Opinión

A golpe de tacón

Le robo el título de este artículo a la directora Amanda Castro, autora de un corto sobre la trayectoria vital y luchadora de Anita Sirgo durante las huelgas mineras de los años 60 y que falleció recientemente ante la conmoción y las lágrimas de muchos de sus compañeros y de los ciudadanos de esta Asturias que admiró siempre a las mujeres valientes que lucharon incansablemente por sus derechos y por la mejora de las condiciones de vida de sus paisanos.

Las huelgas mineras del 62, en pleno franquismo, no se entienden sin la figura de Anita Sirgo, la hija de un desaparecido durante la posguerra y la esposa de un militante comunista y minero del pozo Fondón, pero también y sobre todo, una mujer luchadora y fuerte que se implicó de manera automática en las reivindicaciones de sus compañeros masculinos, evitando que los esquiroles rompieran la huelga y que se perdiera la tabla de exigencias básicas que reclamaban los trabajadores.

La lucha de las mujeres fue muy importante y si la huelga del 62, la popular huelgona, tuvo repercusiones positivas para el éxito del paro, su influencia fue decisiva.

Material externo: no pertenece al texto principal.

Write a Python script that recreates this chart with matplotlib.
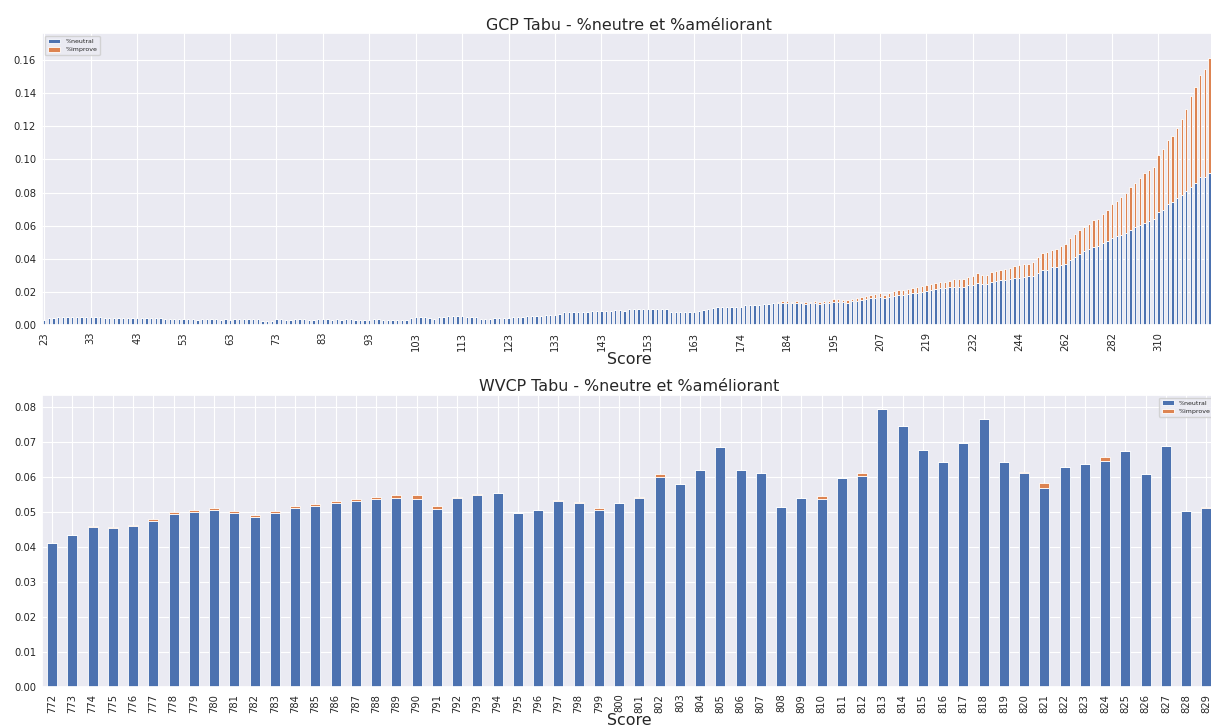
import matplotlib
matplotlib.use("Agg")
import matplotlib.pyplot as plt
import numpy as np
import seaborn as sns

# ---------------- GCP data ----------------
gcp_scores = (
    list(range(23, 164))
    + [165, 166, 167, 168, 169, 170, 171, 172, 173, 174]
    + [175, 176, 177, 178, 179, 180, 181, 182, 183, 184]
    + [185, 186, 187, 188, 189, 190, 192, 193, 194, 195]
    + [196, 197, 198, 199, 201, 202, 203, 204, 206, 207]
    + [208, 209, 210, 212, 213, 214, 215, 216, 218, 219]
    + [220, 221, 223, 224, 225, 227, 228, 229, 231, 232]
    + [233, 234, 235, 237, 238, 239, 240, 242, 243, 244]
    + [245, 247, 249, 250, 252, 254, 256, 258, 260, 262]
    + [264, 266, 268, 270, 272, 274, 276, 278, 280, 282]
    + [285, 288, 291, 294, 297, 300, 303, 305, 308, 310]
    + [313, 316, 320, 324, 328, 333, 338, 344, 350, 357, 365, 374]
)

gcp_neutral = [
    0.0028, 0.0040, 0.0045, 0.0047, 0.0048, 0.0050, 0.0049, 0.0047, 0.0047, 0.0046,
    0.0046, 0.0047, 0.0046, 0.0045, 0.0045, 0.0044, 0.0044, 0.0043, 0.0042, 0.0042,
    0.0042, 0.0043, 0.0042, 0.0041, 0.0040, 0.0041, 0.0039, 0.0039, 0.0038, 0.0036,
    0.0036, 0.0035, 0.0034, 0.0032, 0.0037, 0.0039, 0.0039, 0.0034, 0.0031, 0.0034,
    0.0028, 0.0034, 0.0039, 0.0039, 0.0037, 0.0037, 0.0037, 0.0024, 0.0024, 0.0024,
    0.0035, 0.0035, 0.0033, 0.0033, 0.0036, 0.0039, 0.0035, 0.0032, 0.0033, 0.0036,
    0.0035, 0.0034, 0.0032, 0.0034, 0.0033, 0.0036, 0.0035, 0.0031, 0.0031, 0.0032,
    0.0033, 0.0035, 0.0034, 0.0032, 0.0031, 0.0030, 0.0032, 0.0028, 0.0028, 0.0042,
    0.0050, 0.0050, 0.0050, 0.0042, 0.0036, 0.0050, 0.0050, 0.0054, 0.0052, 0.0052,
    0.0052, 0.0050, 0.0050, 0.0046, 0.0036, 0.0036, 0.0038, 0.0042, 0.0042, 0.0042,
    0.0044, 0.0048, 0.0048, 0.0046, 0.0052, 0.0056, 0.0056, 0.0056, 0.0058, 0.0062,
    0.0062, 0.0064, 0.0079, 0.0079, 0.0079, 0.0079, 0.0081, 0.0081, 0.0083, 0.0085,
    0.0085, 0.0085, 0.0083, 0.0091, 0.0091, 0.0087, 0.0095, 0.0097, 0.0097, 0.0099,
    0.0099, 0.0099, 0.0097, 0.0099, 0.0099, 0.0079, 0.0077, 0.0077, 0.0077, 0.0077,
    0.0079, 0.0085, 0.0093, 0.0095, 0.0103, 0.0107, 0.0107, 0.0109, 0.0109, 0.0109,
    0.0111, 0.0119, 0.0121, 0.0121, 0.0121, 0.0127, 0.0129, 0.0133, 0.0133, 0.0135,
    0.0133, 0.0133, 0.0130, 0.0131, 0.0129, 0.0130, 0.0131, 0.0129, 0.0130, 0.0132,
    0.0139, 0.0141, 0.0137, 0.0135, 0.0143, 0.0147, 0.0151, 0.0157, 0.0161, 0.0165,
    0.0167, 0.0163, 0.0171, 0.0177, 0.0179, 0.0181, 0.0185, 0.0193, 0.0195, 0.0201,
    0.0205, 0.0211, 0.0220, 0.0224, 0.0224, 0.0230, 0.0232, 0.0232, 0.0232, 0.0242,
    0.0244, 0.0256, 0.0250, 0.0250, 0.0262, 0.0268, 0.0270, 0.0274, 0.0278, 0.0286,
    0.0286, 0.0292, 0.0296, 0.0298, 0.0314, 0.0332, 0.0334, 0.0350, 0.0350, 0.0361,
    0.0371, 0.0393, 0.0411, 0.0429, 0.0445, 0.0459, 0.0473, 0.0475, 0.0493, 0.0510,
    0.0524, 0.0538, 0.0544, 0.0558, 0.0574, 0.0590, 0.0606, 0.0618, 0.0628, 0.0638,
    0.0683, 0.0697, 0.0731, 0.0743, 0.0765, 0.0787, 0.0810, 0.0832, 0.0856, 0.0892,
    0.0896, 0.0916, 0.0935,
]

gcp_improve = [0.0] * 158 + [
    0.0005, 0.0008, 0.0010, 0.0008,
    0.0012, 0.0010, 0.0012, 0.0011, 0.0013, 0.0012, 0.0014, 0.0012,
    0.0016, 0.0016, 0.0016, 0.0016, 0.0016, 0.0016, 0.0018, 0.0020, 0.0020, 0.0022,
    0.0024, 0.0018, 0.0024, 0.0028, 0.0030, 0.0030, 0.0033, 0.0029, 0.0033, 0.0035,
    0.0035, 0.0037, 0.0036, 0.0036, 0.0036, 0.0036, 0.0044, 0.0044, 0.0046, 0.0046,
    0.0052, 0.0056, 0.0054, 0.0054, 0.0056, 0.0060, 0.0062, 0.0064, 0.0066, 0.0070,
    0.0074, 0.0077, 0.0073, 0.0083, 0.0095, 0.0101, 0.0107, 0.0103, 0.0109, 0.0114,
    0.0118, 0.0131, 0.0141, 0.0143, 0.0149, 0.0151, 0.0163, 0.0163, 0.0178, 0.0187,
    0.0205, 0.0209, 0.0227, 0.0238, 0.0260, 0.0270, 0.0280, 0.0298, 0.0309, 0.0317,
    0.0342, 0.0364, 0.0387, 0.0399, 0.0425, 0.0458, 0.0495, 0.0550, 0.0584, 0.0619,
    0.0649, 0.0695, 0.0745,
]

# every 10th category gets a visible tick label (up to 310)
gcp_tick_step = 10
gcp_tick_last = 240

# ---------------- WVCP data ----------------
wvcp_scores = list(range(772, 830))
wvcp_neutral = [
    0.0410, 0.0433, 0.0458, 0.0454, 0.0461, 0.0475, 0.0495, 0.0500, 0.0507, 0.0498,
    0.0486, 0.0498, 0.0513, 0.0516, 0.0525, 0.0531, 0.0537, 0.0539, 0.0537, 0.0509,
    0.0540, 0.0548, 0.0554, 0.0498, 0.0506, 0.0532, 0.0525, 0.0507, 0.0525, 0.0541,
    0.0601, 0.0581, 0.0621, 0.0686, 0.0619, 0.0612, 0.0514, 0.0541, 0.0538, 0.0598,
    0.0602, 0.0794, 0.0746, 0.0677, 0.0642, 0.0697, 0.0766, 0.0642, 0.0612, 0.0569,
    0.0630, 0.0638, 0.0647, 0.0674, 0.0608, 0.0688, 0.0504, 0.0511,
]
wvcp_improve = [
    0.0000, 0.0001, 0.0002, 0.0003, 0.0001, 0.0004, 0.0004, 0.0006, 0.0006, 0.0004,
    0.0005, 0.0004, 0.0004, 0.0006, 0.0006, 0.0007, 0.0006, 0.0010, 0.0012, 0.0008,
    0.0003, 0.0004, 0.0000, 0.0000, 0.0000, 0.0002, 0.0005, 0.0005, 0.0002, 0.0002,
    0.0007, 0.0000, 0.0000, 0.0000, 0.0000, 0.0000, 0.0000, 0.0000, 0.0008, 0.0000,
    0.0010, 0.0000, 0.0000, 0.0000, 0.0000, 0.0000, 0.0000, 0.0000, 0.0003, 0.0013,
    0.0000, 0.0000, 0.0011, 0.0000, 0.0000, 0.0000, 0.0000, 0.0004,
]

series_labels = ["%neutral", "%improve"]
titles = ["GCP Tabu - %neutre et %améliorant", "WVCP Tabu - %neutre et %améliorant"]

# ---------------- style ----------------
sns.set_theme(style="darkgrid")
plt.rcParams["font.family"] = ["DejaVu Sans"]
blue = "#4C72B0"
orange = "#DD8452"
text_color = "#262626"

W, H = 1211, 727
fig = plt.figure(figsize=(W / 100, H / 100), dpi=100)

left_px, right_px = 42.0, 1216.5
ax1 = fig.add_axes([left_px / W, 1 - 325.0 / H, (right_px - left_px) / W, (325.0 - 33.0) / H])
ax2 = fig.add_axes([left_px / W, 1 - 686.7 / H, (right_px - left_px) / W, (686.7 - 394.7) / H])


def stacked(ax, scores, neutral, improve):
    x = np.arange(len(scores))
    neutral = np.asarray(neutral)
    improve = np.asarray(improve)
    ax.bar(x, neutral, width=0.5, color=blue, edgecolor="white", linewidth=0.6,
           label=series_labels[0])
    ax.bar(x, improve, bottom=neutral, width=0.5, color=orange, edgecolor="white",
           linewidth=0.6, label=series_labels[1])
    ax.set_xlim(-0.5, len(scores) - 0.5)
    return x


# top chart
x1 = stacked(ax1, gcp_scores, gcp_neutral, gcp_improve)
tick_idx = list(range(0, gcp_tick_last + 1, gcp_tick_step))
ax1.set_xticks(tick_idx)
ax1.set_xticklabels([str(gcp_scores[i]) for i in tick_idx], rotation=90)
ax1.set_ylim(0, 0.1764)
yt1 = np.arange(0, 0.17, 0.02)
ax1.set_yticks(yt1)
ax1.set_yticklabels([f"{v:.2f}" for v in yt1])
ax1.set_title(titles[0], fontsize=11.4, color=text_color, pad=2.5)
ax1.set_xlabel("Score", fontsize=11.4, color=text_color, labelpad=1)
ax1.legend(loc="upper left", fontsize=4.5, frameon=True, handlelength=2.0)

# bottom chart
x2 = stacked(ax2, wvcp_scores, wvcp_neutral, wvcp_improve)
ax2.set_xticks(x2)
ax2.set_xticklabels([str(s) for s in wvcp_scores], rotation=90)
ax2.set_ylim(0, 0.0836)
yt = np.arange(0, 0.081, 0.01)
ax2.set_yticks(yt)
ax2.set_yticklabels([f"{v:.2f}" for v in yt])
ax2.set_title(titles[1], fontsize=11.4, color=text_color, pad=2.5)
ax2.set_xlabel("Score", fontsize=11.4, color=text_color, labelpad=0)
ax2.legend(loc="upper right", fontsize=4.5, frameon=True, handlelength=2.0)

for ax in (ax1, ax2):
    ax.tick_params(axis="both", labelsize=7.2, colors=text_color, length=0)
    ax.tick_params(axis="y", pad=4.3)
    ax.tick_params(axis="x", pad=5.0)
    ax.grid(True, color="white", linewidth=0.8)
    ax.set_axisbelow(True)

fig.savefig("out.png", dpi=100)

Ahí nació el mito de Anita quien, junto a su compañera fallecida ya hace muchos años, Tina la de la Joecara, organizó a las mujeres de los mineros para servirles de apoyo fundamental en sus protestas. Tiró maíz a la entrada de unos pocos para significar que los que no iban a la huelga eran unos gallinas, se encerró en la Catedral de Oviedo con otras compañeras para visibilizar el conflicto con el respaldo de los sacerdotes más comprensivos de la época y concienció a los comerciantes de las comarcas donde se asentaban los pozos en paro para que fiaran a quienes iban a comprar comida, en solidaridad con los que pedían sus derechos.

A Anita Sirgo como a otras, le raparon el pelo para degradarla como mujer

La lucha de las mujeres fue muy importante y si la huelga del 62, la popular huelgona, tuvo repercusiones positivas para el éxito del paro, su influencia fue decisiva. El franquismo no pudo impedir que en muchas partes de España se conociera que los mineros asturianos desafiaban al régimen con aquellas acciones y lo que es peor, que tuviera repercusión internacional y que un importante grupo de intelectuales españoles, encabezados por Ramón Menéndez Pidal, suscribieran un escrito de apoyo a los huelguistas entre los alaridos histéricos de Manuel Fraga.

Fue tal la importancia de las huelgas mineras para la resistencia antifranquista que obligaron al régimen a dialogar. A Asturias llegó el entonces ministro secretario general del Movimiento, José Solís Ruiz, quien para congraciarse con los trabajadores lo primero que les dijo fue «vaya cojones que tenéis los mineros que me obligáis a venir aquí a negociar con vosotros». Es verdad que los huelguistas tenían muchos cojones pero, sobre todo, tenían razones y la suficiente humildad para no caer en las artimañas de “la sonrisa del régimen”.

Anita Sirgo no era solo una luchadora antifranquista y una histórica militante comunista. Fue una mujer divertida, acogedora, con una sonrisa que se trasmutaba en carcajada cuando se encontraba feliz.

Tras la victoria, llegaron las presiones policiales contra las mujeres, las detenciones, las torturas y las maniobras para evitar que, con golpes de tacón, se comunicaran de una celda a otra. A Anita Sirgo como a otras, le raparon el pelo para degradarla como mujer pero, lejos de sentirse humillada y a pesar de que los más inteligentes de los franquistas le aconsejaron que salieran a la calle con un pañuelo para tapar su cabeza pelada, la dignidad de estas luchadoras hizo que fueran por las plazas y pueblos de la cuenca minera con los signos de la ignominia policial. “Pa que vean los vecinos lo que nos hicieron”. Y lo que trataba de ser una vejación se convirtió en un acto de rebeldía.

Pero Anita Sirgo no era solo una luchadora antifranquista y una histórica militante comunista. Fue una mujer divertida, acogedora, con una sonrisa que se trasmutaba en carcajada cuando se encontraba feliz. Disfrutona como ninguna y generosa con sus amigos y sus camaradas, echaba de menos a última hora, cuando le recetaron Sintrón para sus males, «el puquiñín de vino que tomaba en les comides». Claro que esa limitación quedó rebasada con la implacabilidad de la realidad social.

Predicadora de la unidad de la izquierda, solo la vi enfadarse una vez contra alguien de Podemos que en sus horas más altas llegó a llamarla “casta”. Casta ella, que vivió toda su vida en una barriada, que vivía de una escasa pensión y que no tenía más vicio que una buena comida de cuchara regada con “un puquiñín” de vino. Y un chupitín después de una buena pitanza. No necesitaba más. Un beso al cielo de los rojos, Anita.